Later this year, civil engineering Ph.D. student Justin Chang's educational career will receive a boost in the form of funding from the U.S. Department of Energy's Office of Science Graduate Student Research (SCGSR) Award. The SCGSR program provides supplemental awards to support part of a graduate student’s thesis research to be conducted at a DOE laboratory.

The SCGSR award term is from mid-August through next January, and the award is intended to cover incremental costs associated with living and travel expenses for Chang's proposed SCGSR research project, “Enhancing predictive capability of flow and transport in the subsurface,” to be conducted at Los Alamos National Laboratory (LANL) during the award term period. Chang's advisor is Kalyana Nakshratala, civil and environmental engineering assistant professor.

"It is a pleasure working with Justin. He is quite methodical in attacking research problems," Nakshratala said. "The award has two criteria: potential and academic preparation of the student and the merit of the research proposal. Justin has obtained a good foundation in mechanics, numerical methods, applied mathematics, and parallel computing," he said.

During the award period, Chang will use the travel stipend for living and travel costs associated with his work to the LANL in New Mexico, where he will write scientific code and study the computational efficiency of these numerical methods on state-of-the-art high performance computing (HPC) systems.

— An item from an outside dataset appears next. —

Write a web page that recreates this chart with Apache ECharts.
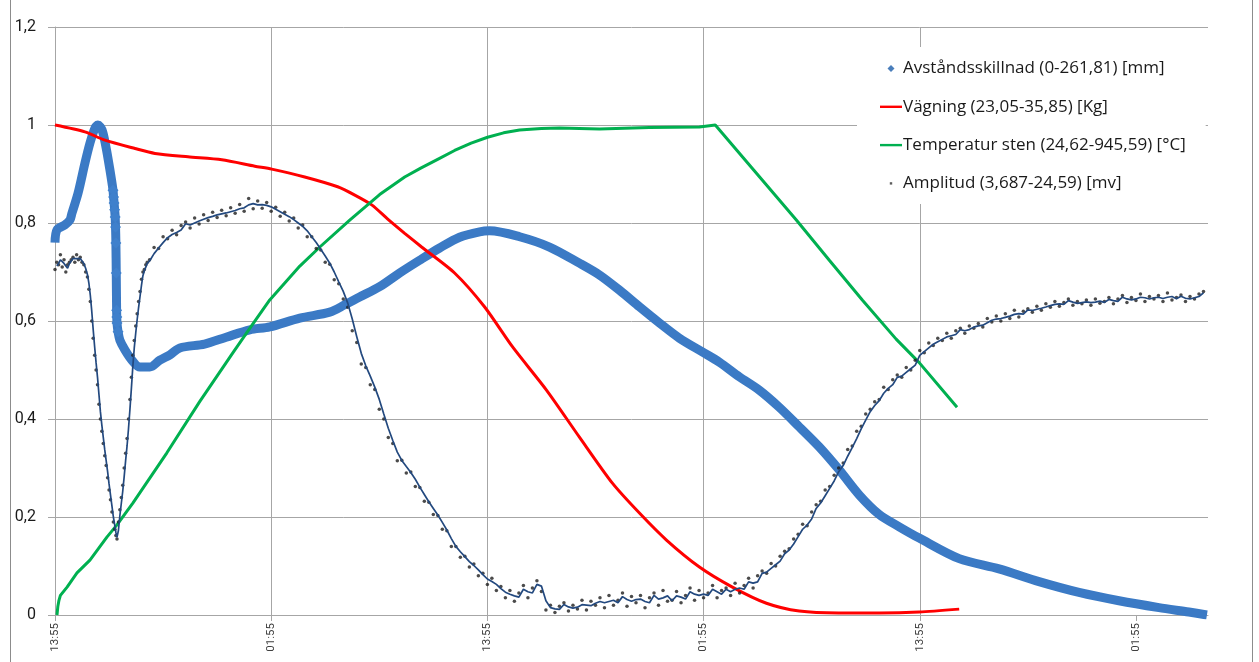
<!DOCTYPE html>
<html>
<head>
<meta charset="utf-8">
<script src="https://cdn.jsdelivr.net/npm/echarts@6/dist/echarts.min.js"></script>
<style>html,body{margin:0;padding:0;background:#fff}#c{width:1259px;height:662px}</style>
</head>
<body>
<div id="c"></div>
<script>
// x values are hours since the first sample (13:55)
const seriesNames = ['Avståndsskillnad (0-261,81) [mm]', 'Vägning (23,05-35,85) [Kg]', 'Temperatur sten (24,62-945,59) [°C]', 'Amplitud (3,687-24,59) [mv]'];
const xTickLabels = ['13:55', '01:55'];

const avstand = [[0.0,0.76],[0.11,0.786],[0.55,0.796],[0.83,0.806],[0.94,0.82],[1.28,0.861],[1.66,0.922],[1.94,0.963],[2.22,0.994],[2.38,1.0],[2.61,0.99],[2.83,0.955],[3.05,0.908],[3.22,0.867],[3.25,0.853],[3.28,0.841],[3.31,0.827],[3.34,0.812],[3.36,0.792],[3.38,0.759],[3.40,0.698],[3.42,0.622],[3.43,0.608],[3.44,0.596],[3.50,0.578],[3.60,0.561],[3.88,0.541],[4.27,0.52],[4.71,0.506],[5.27,0.506],[5.82,0.52],[6.38,0.531],[6.93,0.545],[8.3,0.553],[9.5,0.567],[10.81,0.582],[11.92,0.588],[13.59,0.606],[15.25,0.618],[16.08,0.633],[16.91,0.649],[18.02,0.67],[19.13,0.698],[20.24,0.724],[21.35,0.749],[22.46,0.771],[23.57,0.782],[24.12,0.784],[25.79,0.772],[27.45,0.751],[29.11,0.718],[30.22,0.694],[31.33,0.663],[32.44,0.629],[33.55,0.596],[34.66,0.565],[35.93,0.537],[36.88,0.516],[37.99,0.486],[39.09,0.459],[40.2,0.424],[41.31,0.384],[42.42,0.343],[43.53,0.296],[44.64,0.245],[45.75,0.205],[46.86,0.18],[47.97,0.157],[50.19,0.115],[52.4,0.094],[54.62,0.068],[56.84,0.046],[59.06,0.029],[61.28,0.015],[62.94,0.006],[63.94,0.0]];

const vagning = [[0,1.0],[1.66,0.986],[2.77,0.969],[4.44,0.952],[5.55,0.942],[7.38,0.935],[9.26,0.929],[11.09,0.916],[12.03,0.91],[13.86,0.894],[15.69,0.874],[16.64,0.857],[17.58,0.837],[18.47,0.808],[19.41,0.779],[20.35,0.751],[22.18,0.698],[23.84,0.629],[25.4,0.547],[27.28,0.459],[29.11,0.363],[30.94,0.269],[32.44,0.208],[33.94,0.153],[35.77,0.098],[37.6,0.057],[39.49,0.024],[41.31,0.008],[43.5,0.004],[45.75,0.004],[47.97,0.006],[50.19,0.012]];

const temperatur = [[0.11,0],[0.16,0.018],[0.22,0.03],[0.3,0.04],[0.67,0.057],[1.22,0.086],[1.94,0.112],[2.88,0.159],[3.44,0.184],[4.33,0.229],[6.21,0.331],[8.04,0.436],[9.87,0.535],[10.81,0.585],[11.92,0.643],[13.59,0.712],[14.7,0.751],[16.36,0.806],[18.02,0.858],[19.41,0.894],[20.3,0.912],[21.24,0.93],[22.18,0.948],[23.1,0.963],[24.01,0.975],[24.9,0.984],[25.79,0.99],[27.0,0.993],[28.0,0.994],[30.22,0.992],[32.99,0.995],[35.77,0.996],[36.65,1.0],[41.15,0.806],[42.98,0.724],[44.81,0.643],[46.69,0.563],[47.97,0.515],[50.07,0.424]];

// Amplitud: first hours read point by point, then samples every 0.25 h
const amplitudEarly = [[0,0.705],[0.1,0.72],[0.2,0.715],[0.3,0.735],[0.4,0.71],[0.5,0.725],[0.6,0.70],[0.7,0.715],[0.8,0.72],[0.9,0.725],[1.0,0.73],[1.1,0.72],[1.2,0.735],[1.3,0.725],[1.4,0.73],[1.5,0.72],[1.6,0.715],[1.7,0.70],[1.8,0.69],[1.88,0.665],[1.96,0.64],[2.04,0.60],[2.12,0.565],[2.20,0.53],[2.28,0.50],[2.36,0.47],[2.44,0.43],[2.52,0.40],[2.60,0.375],[2.68,0.35],[2.76,0.325],[2.84,0.305],[2.92,0.28],[3.00,0.255],[3.08,0.235],[3.16,0.21],[3.24,0.19],[3.32,0.175],[3.38,0.162],[3.44,0.155],[3.52,0.19],[3.60,0.215],[3.68,0.24],[3.76,0.265],[3.84,0.30],[3.92,0.33],[4.00,0.36],[4.08,0.40],[4.16,0.44],[4.24,0.485],[4.32,0.53],[4.40,0.56],[4.48,0.59],[4.56,0.615],[4.64,0.64],[4.72,0.66],[4.80,0.685],[4.88,0.70],[4.96,0.705],[5.04,0.715],[5.12,0.72]];
const amplitudStart = 5.25;
const amplitudStep = 0.25;
const amplitudValues = [
.725,.75,.748,.772, .768,.785,.776,.795, .802,.79,.81,.798, .817,.805,.822,.811,
.826,.815,.831,.82, .838,.824,.85,.829, .845,.83,.842,.824, .832,.814,.822,.804,
.81,.79,.796,.772, .772,.748,.745,.72, .716,.684,.676,.645, .628,.58,.556,.512,
.505,.47,.46,.42, .40,.362,.35,.315, .316,.29,.292,.262, .26,.232,.23,.205,
.203,.175,.172,.14, .14,.118,.12,.098, .104,.08,.085,.062, .075,.05,.058,.035,
.05,.028,.045,.06, .035,.055,.07,.048, .01,.02,.005,.018, .025,.008,.02,.012,
.03,.01,.028,.02, .035,.015,.04,.02, .03,.045,.018,.038, .025,.04,.015,.035,
.045,.02,.05,.028, .03,.048,.025,.04, .055,.03,.05,.035, .045,.06,.035,.05,
.055,.04,.065,.045, .06,.075,.055,.08, .09,.085,.105,.1, .12,.13,.135,.155,
.165,.185,.182,.21, .225,.232,.255,.262, .285,.3,.31,.338, .345,.375,.385,.41,
.42,.435,.44,.465, .46,.48,.49,.485, .505,.5,.52,.54, .535,.555,.55,.565,
.56,.575,.565,.58, .585,.575,.59,.585, .595,.588,.605,.598, .61,.6,.615,.605,
.622,.608,.62,.625, .618,.63,.622,.635, .628,.64,.63,.638, .645,.632,.64,.635,
.643,.632,.645,.636, .64,.648,.635,.645, .652,.638,.648,.642, .655,.64,.65,.645,
.652,.64,.657,.643, .648,.653,.64,.65, .645,.655,.66
];

const amplitud = amplitudEarly.concat(amplitudValues.map((v, i) => [+(amplitudStart + i * amplitudStep).toFixed(2), v]));
// 2-period moving average (trend line drawn over the dots)
const amplitudTrend = amplitud.slice(1).map((p, i) => [p[0], (p[1] + amplitud[i][1]) / 2]);

// diamonds stand out only where samples are close in time (fast change)
const avstandSpread = avstand.map((p, i) => {
  const prev = avstand[i - 1], next = avstand[i + 1];
  const dx = Math.min(prev ? p[0] - prev[0] : 99, next ? next[0] - p[0] : 99);
  return dx < 0.08;
});

const GRID = '#a6a6a6';
const FONT = 'Roboto';
const LEGEND_FONT = 'Open Sans';

function icon(body) { return 'path://M0,0 M22,14 ' + body; }

const chart = echarts.init(document.getElementById('c'), null, {renderer: 'canvas'});
chart.setOption({
  animation: false,
  backgroundColor: '#fff',
  grid: {left: 55, right: 51, top: 27, bottom: 47, containLabel: false},
  graphic: [
    {type: 'line', shape: {x1: 10.5, y1: 0, x2: 10.5, y2: 662}, style: {stroke: '#8c8c8c', lineWidth: 1}, silent: true},
    {type: 'line', shape: {x1: 1252.5, y1: 0, x2: 1252.5, y2: 662}, style: {stroke: '#8c8c8c', lineWidth: 1}, silent: true}
  ],
  legend: {
    orient: 'vertical', left: 857, top: 47,
    padding: [13, 20, 12, 23],
    backgroundColor: '#ffffff',
    itemWidth: 22, itemHeight: 14, itemGap: 21.3,
    symbolKeepAspect: true,
    textStyle: {fontFamily: LEGEND_FONT, fontSize: 17, color: '#1a1a1a', padding: [0, 0, 0, -4]},
    data: [
      {name: seriesNames[0], icon: icon('M11,3.5 L14.5,7 L11,10.5 L7.5,7 Z'), itemStyle: {color: '#4a7ebb'}},
      {name: seriesNames[1], icon: icon('M0,5.8 L22,5.8 L22,8.2 L0,8.2 Z'), itemStyle: {color: '#ff0000'}},
      {name: seriesNames[2], icon: icon('M0,5.8 L22,5.8 L22,8.2 L0,8.2 Z'), itemStyle: {color: '#00b050'}},
      {name: seriesNames[3], icon: icon('M9.8,5.8 L12.2,5.8 L12.2,8.2 L9.8,8.2 Z'), itemStyle: {color: '#333333'}}
    ]
  },
  xAxis: {
    type: 'value', min: 0, max: 64, interval: 12,
    axisLine: {show: true, lineStyle: {color: GRID}},
    axisTick: {show: true, length: 6, lineStyle: {color: GRID}, customValues: [0, 12, 24, 36, 48, 60]},
    splitLine: {show: true, showMaxLine: false, lineStyle: {color: GRID, width: 1}},
    axisLabel: {
      rotate: 90, margin: 8, fontFamily: FONT, fontSize: 11.5, color: '#404040',
      customValues: [0, 12, 24, 36, 48, 60],
      formatter: v => xTickLabels[Math.round(v / 12) % 2]
    }
  },
  yAxis: {
    type: 'value', min: 0, max: 1.2, interval: 0.2,
    axisLine: {show: true, lineStyle: {color: GRID}},
    axisTick: {show: true, length: 7, lineStyle: {color: GRID}},
    splitLine: {show: true, lineStyle: {color: GRID, width: 1}},
    axisLabel: {
      margin: 19, fontFamily: FONT, fontSize: 16, color: '#1a1a1a',
      formatter: v => {
        const s = (+v.toFixed(1)).toString();
        return s.replace('.', ',');
      }
    }
  },
  series: [
    {
      name: seriesNames[0], type: 'line', data: avstand,
      smooth: 0.3,
      symbol: 'diamond', showSymbol: true, showAllSymbol: true,
      symbolSize: (val, params) => avstandSpread[params.dataIndex] ? 11 : 0,
      lineStyle: {color: '#3b7ac5', width: 9},
      itemStyle: {color: '#3f80cc'},
      z: 2
    },
    {
      name: seriesNames[1], type: 'line', data: vagning,
      smooth: 0.25, symbol: 'none',
      lineStyle: {color: '#ff0000', width: 3},
      itemStyle: {color: '#ff0000'}, z: 3
    },
    {
      name: seriesNames[2], type: 'line', data: temperatur,
      smooth: false, symbol: 'none',
      lineStyle: {color: '#00b050', width: 3},
      itemStyle: {color: '#00b050'}, z: 4
    },
    {
      name: seriesNames[3], type: 'scatter', data: amplitud,
      symbol: 'circle', symbolSize: 3.5,
      itemStyle: {color: '#1e1e1e'}, z: 5
    },
    {
      name: 'trend', type: 'line', data: amplitudTrend,
      symbol: 'none', smooth: false,
      lineStyle: {color: '#23497f', width: 1.7}, z: 6
    }
  ]
});
</script>
</body>
</html>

"When I first heard about my acceptance, I was thrilled. Working alongside world-class researchers at Department of Energy national laboratories is such a rare opportunity," Chang said. "All of the research I conduct in those five months will go directly into my doctoral dissertation. It is my hope that the hands-on experience and scientific skills acquired will help our Computational and Applied Mechanics Laboratory (CAML) research group as well as the civil engineering department become significant contributors to the computational Earth and environmental science and HPC communities."